I have a very simple 2 languages website where in both versions I create links
to pdfs. It used to work and it no longer does. I do not understand the reason why.
I have _index.md and _index.en.md for simplicity let’s say they both
contain only:
[blabla](pdf/mypdf.pdf)
The base language part from _index.md works. In the actual html
I read
<a href=pdf/mypdf.pdf>
But the _index.en.md does not work. In the actual html I read the same
<a href=pdf/mypdf.pdf>
and the link goes nowhere. Indeed it tries to open
https://mywebsite.me/en/pdf/mypdf.pdf
whereas the pdf is located at
https://mywebsite.me/pdf/mypdf.pdf
Appart from that I was able to let both versions of the same page link to each other in a menu.
But I don’t know why the links to the pdfs are broken.
Edit: I have no idea how to format code here. 4 spaces does not show the code. Thx cshoredaniel, for the help.
Try adding a forward slash at the beginning like so: [blabla](/pdf/mypdf.pdf)
Rendered URL should resolve to https://mywebsite.me/pdf/mypdf.pdf in both scenarios.
Don’t know how you got this working before, it shouldn’t have worked the way you describe it.
Unless you provide a minimal repo that reproduces the issue in a specific Hugo version.
Bottom line is the following:
In Hugo a URL that begins with a forward slash will always point to the host root.
A URL without a forward slash in the beginning always resolves relative to the PATH.
Therefore what you describe as a problem is in fact proper behavior, even more so in multilingual mode because a user can provide for example a PDF with the same filename under two different languages.

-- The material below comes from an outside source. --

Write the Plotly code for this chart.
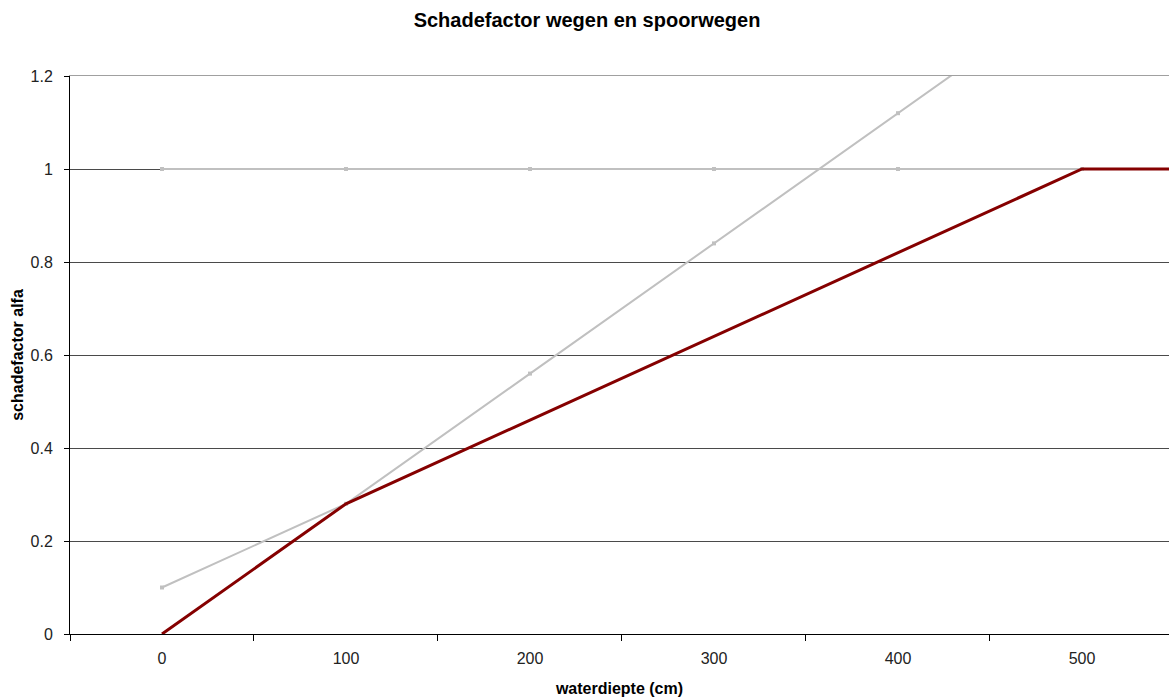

After investigating with a minimal working example, I have found out that my problem actually comes from the baseURL. If I use baseURL = "https://mysite.me/" then no problem everything works.
When I use baseURL = "https://mysite.me/~myself/" then everything is wrong. As you said, the leading / tells the browser to go to the root of the website and the ~myself part is forgotten.
So I guess there should be a standard way for me to still have relative links to my pdfs even if the baseURL is not the root?
I have found the solution. When baseURL is not the root of the website, one needs to add <base href="{{ .Site.BaseURL }}"> to the <head></head> part of the template. Then use no leading /.
I think this should be part of the standard documentation.
It is part of the HTML standard. If you have pdf/pdf.pdf in your link every browser has to assume that the current location is the base. So https://blafasel.com/somewhere/ with a link like that will be calculated into https://blafasel.com/somewhere/pdf/pdf.pdf. You MUST add a slash in the front if you link from site-root.
The base tag in a website makes only sense, if a website is inside of a subfolder. For root based sites it can stay out of the layout.
And baseURL is a parameter that hands your templates a domain name, if you require absolute links. Which you don’t need if you post an internal link.
In the long term relative links (like ../pdf/pdf.pdf) will only lead to more work if you ever change the folder structure. Teach yourself to religiously link to static content via /path/from/siteroot/.